Only yesterday, my brother-in-law Andy (who apparently thinks he’s too good to accept my heartfelt offer of Internet friendship and social-media bonhomie) wrote a charming and thoughtful Web essay about a tragedy narrowly averted on the cat-eat-bird streets of South Philadelphia.
You should read it; it’s good. This is no surprise, since Andy (I’ve never called him “Andy” before. For the near-decade of our brotherly loving relationship, I have employed the more formal “Andrew.” Well, fuck that shit. It’s time to put the familiar back in the family.) is a fine writer and sensitive human being. A few years back he published an entertaining and edifying novel called “Mother’s Milk.” You should read that, too.
This is not an attempt to match or even one-up my beloved brother-in-law. There is no chance of that. This is not a charming story about a would-be victim miraculously escaping the nefarious clutches of a vicious predator and living to see another day (or hour, or minute or second).
No, this is a pitiless story about death and depredation in nature.
This is the horror I glimpsed upon walking out my front door this afternoon:
This is not a feelgood story. There is no happy ending. Not even for the vultures pictured above, who soon would be deprived of their unexpected bounty.
There is no redemption in this story. Nor is there a moral.
There is only death. Death and the cruel, Darwinian struggle for survival.
We do not know the identity of the killer. But we have a feline of interest.
The evidence is purely circumstantial. Nonetheless, I’m ready to summon the kangaroo court and extract a conviction. She won’t stand an Arab’s chance in a U.S. military tribunal.
She looks something like this:
If you’ve seen this face, please contact the authorities. And if you haven’t, we’d be happy to send her your way for an indefinite, nay, infinite period of time.
Don’t be fooled by the closed-eye affectations of sweetness and docility. This cat is a deranged killer. A deranged killer, I might add, with a fetid arsehole.
You might ask how I know this. I’ve observed this killer in action for nearly five years. She’s been the bane of our existence ever since I went soft and let her stray ass in the house in the fall of 2007.
Don’t get me wrong. I love animals, and adore cats in particular.
But this girl, the girl we call Caldonia, is a different story. She insists on thrusting her foul-smelling butt in my face at all hours of the day. And she insists on taking unprovoked runs at and generally making life miserable for Lester, our beloved feline.
Oh Caldonia, what makes your big head so hard?
Not only is she crazy, but she’s a pestilential menace. First thing she did after offing that poor rat was come strolling in the house and bounding up the stairs before settling down on a pile of my clean clothes.
Oh Caldonia, sometimes I wish you were a dog so I could call you a bitch.
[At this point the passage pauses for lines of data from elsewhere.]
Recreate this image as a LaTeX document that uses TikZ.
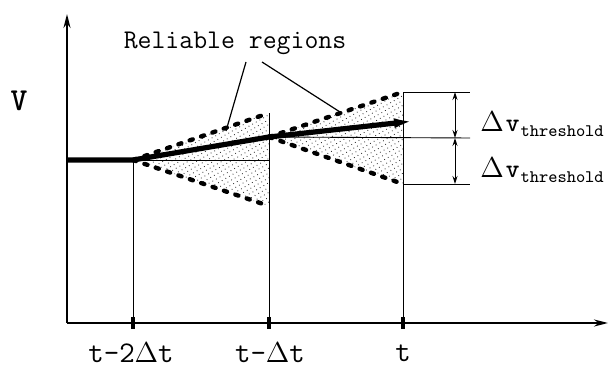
\documentclass[tikz,border=0pt]{standalone}
\usepackage{fontspec}
\usetikzlibrary{arrows.meta,patterns.meta}
\tikzset{
  axis/.style={line width=1pt, -{Stealth[length=7pt, width=3.5pt]}},
  band/.style={pattern={Dots[radius=0.3pt, distance=2.1pt, angle=30]}, pattern color=black!80},
  edge/.style={line width=2.2pt, dash pattern=on 1.6pt off 4.4pt, line cap=round},
  trend/.style={line width=2.6pt, line join=round},
  guide/.style={line width=0.45pt},
  dim/.style={line width=0.45pt, {Stealth[length=4pt, width=2.5pt]}-{Stealth[length=4pt, width=2.5pt]}},
  lbl/.style={font=\ttfamily\fontsize{15}{16}\selectfont, inner sep=0pt},
  tick/.style={line width=1.6pt},
}
\newcommand{\dv}{$\Delta$\kern1pt{\fontsize{13}{14}\selectfont\bfseries v}\kern0.5pt\raisebox{-2.5pt}{\fontsize{8.8}{10}\selectfont threshold}}
\begin{document}
\begin{tikzpicture}[x=0.5pt, y=-0.5pt]
  \useasboundingbox (0,0) rectangle (609,367);
  % points of the trend and the two wedges
  \coordinate (O) at (67,323);
  \coordinate (ytop) at (67,14);
  \coordinate (xend) at (608,323);
  \coordinate (v0) at (67,160);
  \coordinate (p0) at (133,160);
  \coordinate (p1) at (269,137);
  \coordinate (p2) at (414,121);
  \coordinate (u1) at (269,113);
  \coordinate (l1) at (269,206);
  \coordinate (u2) at (403,92);
  \coordinate (l2) at (403,184);
  \coordinate (m1) at (269,160);
  \coordinate (du) at (470,92);
  \coordinate (dm) at (470,138);
  \coordinate (dl) at (470,184);
  \coordinate (au) at (455,92);
  \coordinate (am) at (455,138);
  \coordinate (al) at (455,184);
  \coordinate (b0) at (133,323);
  \coordinate (b1) at (269,323);
  \coordinate (b2) at (403,323);
  % shaded regions
  \fill[band] (p0) -- (u1) -- (l1) -- cycle;
  \fill[band] (p1) -- (u2) -- (l2) -- cycle;
  % axes
  \draw[axis] (O) -- (ytop);
  \draw[axis] (O) -- (xend);
  \foreach \b in {b0,b1,b2} \draw[tick] ([yshift=3pt]\b) -- ([yshift=-3pt]\b);
  % guide lines
  \draw[guide] (b0) -- (p0);
  \draw[guide] (b1) -- (u1);
  \draw[guide] (b2) -- (u2);
  \draw[guide] (p0) -- (m1);
  \draw[guide] (p1) -- (dm);
  \draw[guide] (u2) -- (du);
  \draw[guide] (l2) -- (dl);
  \draw[dim] (au) -- (am);
  \draw[dim] (am) -- (al);
  % wedge borders
  \draw[edge] (p0) -- (u1);
  \draw[edge] (p0) -- (l1);
  \draw[edge] (p1) -- (u2);
  \draw[edge] (p1) -- (l2);
  % trend
  \draw[trend] (v0) -- (p0) -- (p1);
  \draw[trend, -{Latex[length=10pt, width=5pt]}] (p1) -- (p2);
  % labels
  \node[lbl, font=\ttfamily\fontsize{13.5}{14}\selectfont] (rel) at (235,43) {Reliable regions};
  \coordinate (r1) at (246,62);
  \coordinate (r2) at (262,62);
  \coordinate (h1) at (226,131);
  \coordinate (h2) at (340,112);
  \draw[guide, line width=0.6pt] (r1) -- (h1);
  \draw[guide, line width=0.6pt] (r2) -- (h2);
  \node[lbl, font=\ttfamily\bfseries\fontsize{16}{17}\selectfont] (vlab) at (19,101) {V};
  \node[lbl, anchor=west] (dvu) at (480,124) {\dv};
  \node[lbl, anchor=west] (dvl) at (480,170) {\dv};
  \node[lbl] (t2) at (131,353) {t-2$\Delta$t};
  \node[lbl] (t1) at (270,353) {t-$\Delta$t};
  \node[lbl] (t0) at (403,353) {t};
\end{tikzpicture}
\end{document}
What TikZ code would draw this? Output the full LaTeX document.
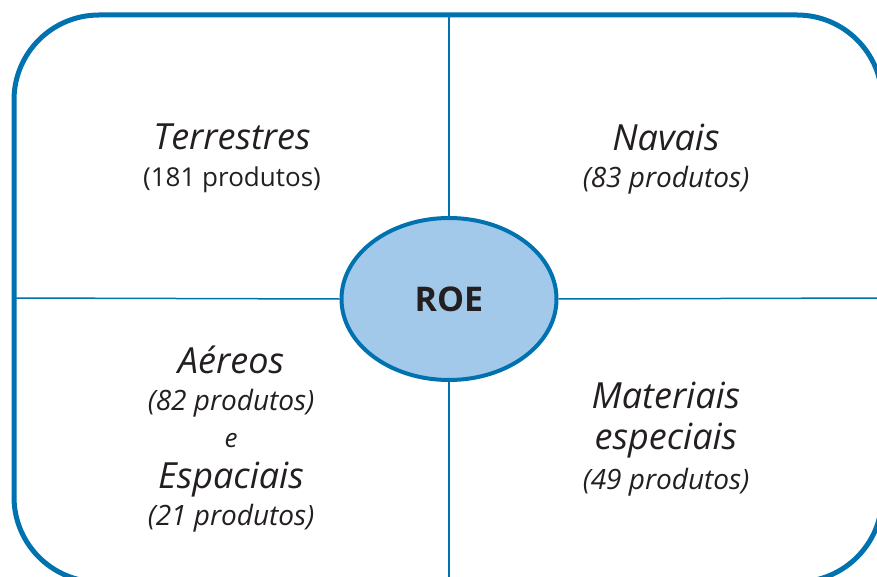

Anyway, as you can plainly see, the situation got ugly in no time. A rapacious cadre of ants soon dispatched the flies, and before I knew it they were colonizing the poor, deceased varmint’s ears and eyes.
It was, verily, grotesque. And just a little bit unhealthful.
And so the hazmat team was summoned, and the vultures evicted and the dearly departed given an unceremonious sendoff by way of a thoughtless discus throw into the nearby woods.
I wish we could’ve given the poor soul a more appropriate sendoff, a more dignified benediction.
I wish I could tell you the victim sprang to life like a disease-carrying Lazarus (actually, when you think about it, old Lazarus must’ve been fairly ripe his own self, what with him moldering in the grave for four days while waiting around for resurrection), caused me to drop him in terror and then scampered off into the underbrush, no worse for the nasty bout of cat-on-rat violence.
But I can’t tell you that.
All I can tell you is what I’ve already said: A rat is dead, and somewhere in the woods adjacent to our house, somewhere thankfully beyond our sight, remorseless varmints are no doubt devouring its lifeless carcass.